Central Valley’s grants climbed to around $415,000 in 2008-09 from about $380,000 in 2007-08, data show.

Melanie Rose, district spokeswoman, said the large variance in grant monies between Spokane and Central Valley can be attributed to CV’s much smaller size and having fewer low-income students.

Districts with a greater number of low-income students, such as Spokane Public Schools, often qualify for more grants, officials said. For example, some federal stimulus money – which is considered grant dollars – was used to fund two additional all-day kindergartens in the district because it had elementary schools that qualified. “Another aspect we have going for us, OSPI (Office of Superintendent of Public Instruction) will contact us because of some of our well-respected educators,” Skillestad said. “They say, ‘We have a special earmark of money; we know you guys will do good things with it, so can you write a grant for it?’ ”

Foundations are another grant source, and both the Coeur d’Alene School District and Spokane Public Schools have seen their share of foundation grants grow in recent years.

Some local foundations have stepped up support of schools, such as the Avista Foundation and Spokane Public Schools’ own foundation, as well as national foundations that target education such as the Barbara Bush Library Foundation.

How much money is available from foundations and private donors nationwide?

“It’s a fairly difficult thing to get an accurate take on,” said Lois Leveen, spokeswoman for Grantmakers for Education, a national group that works with philanthropists in directing money toward education.

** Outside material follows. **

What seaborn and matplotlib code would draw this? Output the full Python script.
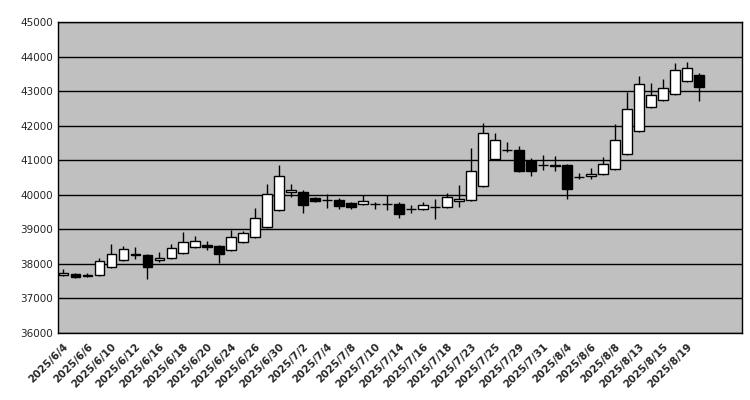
import matplotlib
matplotlib.use("Agg")
import matplotlib.pyplot as plt
import seaborn as sns
import numpy as np

tick_labels = ["2025/6/4","2025/6/6","2025/6/10","2025/6/12","2025/6/16","2025/6/18","2025/6/20",
               "2025/6/24","2025/6/26","2025/6/30","2025/7/2","2025/7/4","2025/7/8","2025/7/10",
               "2025/7/14","2025/7/16","2025/7/18","2025/7/23","2025/7/25","2025/7/29","2025/7/31",
               "2025/8/4","2025/8/6","2025/8/8","2025/8/13","2025/8/15","2025/8/19"]

opens  = [37680,37710,37660,37680,37910,38110,38290,38260,38100,38170,38310,38490,38560,38510,38400,38630,38780,39070,39560,40080,
          40080,39900,39850,39850,39760,39720,39730,39730,39730,39590,39590,39650,39650,39820,39850,40250,41040,41300,
          41300,40990,40860,40840,40860,40520,40540,40600,40750,41180,41850,42540,42740,42920,43290,43470]
closes = [37740,37620,37660,38080,38290,38430,38260,37910,38180,38460,38630,38660,38490,38280,38790,38880,39330,40020,40540,40130,
          39700,39820,39850,39680,39650,39810,39730,39730,39440,39590,39700,39650,39940,39880,40690,41790,41580,41300,
          40690,40700,40860,40840,40170,40520,40610,40890,41580,42480,43210,42890,43090,43610,43670,43120]
highs  = [37850,37750,37750,38180,38590,38530,38480,38300,38340,38570,38910,38820,38650,38550,38970,38950,39620,40300,40850,40300,
          40150,39950,40020,39900,39800,39990,39800,39980,39780,39700,39800,39880,40050,40280,41350,42080,41780,41530,
          41400,41050,41150,41130,40900,40620,40770,41100,42050,42980,43440,43230,43350,43810,43850,43520]
lows   = [37650,37580,37620,37650,37880,38080,38130,37560,38050,38150,38280,38450,38400,38040,38380,38600,38750,39050,39540,39950,
          39470,39780,39620,39600,39580,39690,39600,39550,39340,39480,39560,39310,39620,39640,39820,40220,41000,41250,
          40650,40540,40710,40700,39880,40450,40450,40580,40730,41150,41820,42500,42700,42900,43250,42720]

sns.set_style("white")
fig = plt.figure(figsize=(7.5, 4), dpi=100)
ax = fig.add_axes([58/750, 1-333/400, 684/750, 311/400])
ax.set_facecolor("#C0C0C0")

x = np.arange(len(opens))
o = np.array(opens); c = np.array(closes)
bottom = np.minimum(o, c)
height = np.maximum(np.abs(c - o), 8)
colors = np.where(c >= o, "white", "black")
ax.vlines(x, lows, highs, color="black", linewidth=1, zorder=2)
ax.bar(x, height, bottom=bottom, width=0.8, color=colors, edgecolor="black", linewidth=1, zorder=3)

ax.set_ylim(36000, 45000)
ax.set_yticks(np.arange(36000, 45001, 1000))
ax.yaxis.grid(True, color="black", linewidth=1)
ax.set_axisbelow(True)
ax.set_xlim(-0.45, 56.6)
ax.set_xticks(x[::2])
ax.set_xticklabels(tick_labels, rotation=45, ha="right", rotation_mode="anchor", fontsize=7.5, fontweight="bold")
ax.tick_params(axis="y", labelsize=7.5, length=0)
ax.tick_params(axis="x", length=0, pad=6)
for s in ax.spines.values():
    s.set_color("black"); s.set_linewidth(1)
fig.savefig("out.png", dpi=100)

But members of that organization represented about $1.5 billion in education funding in 2009, she said.

“We have worked really hard to help keep grants up because we know districts are in tight spots,” Leveen said.

Members at Leveen’s organization also work with educators to help them be more competitive in winning state and federal grants.

“There are more dollars available through the U.S. Department of Education than there ever have been before,” she said. “This is really an unprecedented opportunity for getting more federal money into the school districts.”